La phase de « calendrier » est, comme son nom l’indique, la nature étant bien faite, un emploi du temps où chaque ligne représente une semaine. Pendant lesquelles vous aurez le choix entre plusieurs activités. Du psychologue d’entreprise aux séminaires de motivation, en passant par des marchands peu scrupuleux, des dresseurs de monstres ou encore des pillages sanglants, vos choix déterminent l’avenir de l’entreprise, autant que les phases de combat. Vous pourrez, par exemple, négocier vos taxes avec les vampires du fisc. Dans ce qui ressemble fort à un hommage aux « Frères qui rapent tout » des Inconnus.

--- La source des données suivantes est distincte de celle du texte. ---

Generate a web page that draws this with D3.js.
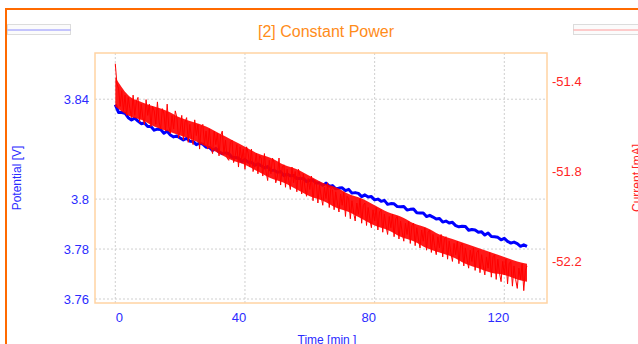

Enfin, si vous choisissez la case « événement », une situation aléatoire se déclenche. Certaines ont des conséquences bénéfiques (une prime juteuse grâce aux initiatives discutables du cuisinier de la cantine). D’autres sont neutres (le choix de sacrifier ou non un employé pour augmenter votre puissance). Et enfin, certaines provoquent des répercussions négatives (la destruction d’un piège suite à une fausse manipulation, par exemple).
Mieux vaut être roi en enfer qu’esclave en enfer…
Vos subalternes sont divisés en cinq classes à choix. Dont deux de base (les démons et les squelettes) qui seront disponibles quel que soit le boss que vous incarnerez. Si vous choisissez l’esclavagiste (ah bon, il a pas de prénom ?), un centaure patibulaire, mais presque, expert de la gestion de monstres, vous aurez également accès à des créatures mythologiques comme des orcs et des gobelins, mais aussi des yétis et des harpies. L’enchanteresse, un amas de branches sèches spécialisée dans les sorts magiques, peut quant à elle employer des entités élémentaires et des monstres en lien avec la nature. Enfin, l’ingénieur, un être bipède et fringant qui excelle dans l’utilisation des pièges, peut utiliser des méchas.
Règlement d’entreprise
Chaque monstre, aventurier et même votre avatar, dispose de jauge de points de vie, de motivation et de résistances aux éléments. Ainsi que d’une ou plusieurs attaques et parfois d’un effet passif sur le combat. Les attaques sont localisées géographiquement. Chaque affrontement se déroulant en trois contre trois, les dégâts peuvent cibler l’avant, le milieu, l’arrière ou toute la zone. Ces-dites attaques sont liées à un ou plusieurs éléments (feu, glace, physique, nature et air). En fonction des résistances de la cible, l’attaque sera plus ou moins efficace.
Grèves, burnout et accidents de travail
Si, après des attaques ou des sorts spécifiques, la jauge de motivation d’un aventurier tombe à zéro, celui-ci prendra la fuite et sera hors de combat. Celle de vos employés baissera à chaque défaite personnelle. Elle se régénère lorsque vous les placez en garnison, pendant une attaque de donjon, laissant leurs collègues assurer l’intérim. Une fois la jauge vide, le monstre concerné se retrouvera en burnout, et donc indisponible pendant plusieurs semaines. À vous de choisir si vous voulez faire tourner votre effectif pour disposer d’une équipe motivée et dynamique, ou si vous préférez les exploiter sans vergogne. Quitte à devoir improviser en fonction de leur épuisement psychologique.
Merci patron !
J’apprécie qu’on prenne les concepts à contrepied, comme dans l’excellent film The house that Jack built de Lars Von Trier. Ou dans la non moins culte fiction de Rob Zombie The Devil’s Rejects, qui suit les pérégrinations d’une famille de tueurs psychopathes nécrophiles, poursuivis par des policiers, dont le zèle excessif et la brutalité sans limites brouillent nos repères moraux. Incarner un antagoniste n’est pas anodin. Du Joker à Dark Vador, ils nous renvoient dans notre inconscient (ou c’est le subconscient…? Bref), à nos contradictions, notre (in)compréhension du monde et la noirceur qui sommeille en chacun de nous.
Si on ajoute à ça une critique acerbe du capitalisme en général et de l’aliénation dans le monde du travail en particulier, des mécaniques bien huilées et une direction artistique soignée, le tout saupoudré d’humour noir (relativement) subtil, on obtient avec Legend of Keepers une perle du jeu indépendant. Seule petite ombre au tableau, le côté répétitif tant au niveau du gameplay que la musique. Même si cette dernière est plutôt de bonne facture.
Alors, jeune amateur de donjons, tu veux continuer de perdre tes parties avec une bande d’aventuriers incompétents? Ou tu veux commencer à gagner très vite du sang et des larmes en devenant le boss ? Moi j’crois qu’la question elle est vite répondue…
Même si on a pas pour habitude de tester (ou de recommander) les jeux avant leur sortie définitive, on se risque à une note de 8 bières des trolls sur 10.
Testé sur PC, disponible en early access sur Steam et prochainement sur Switch.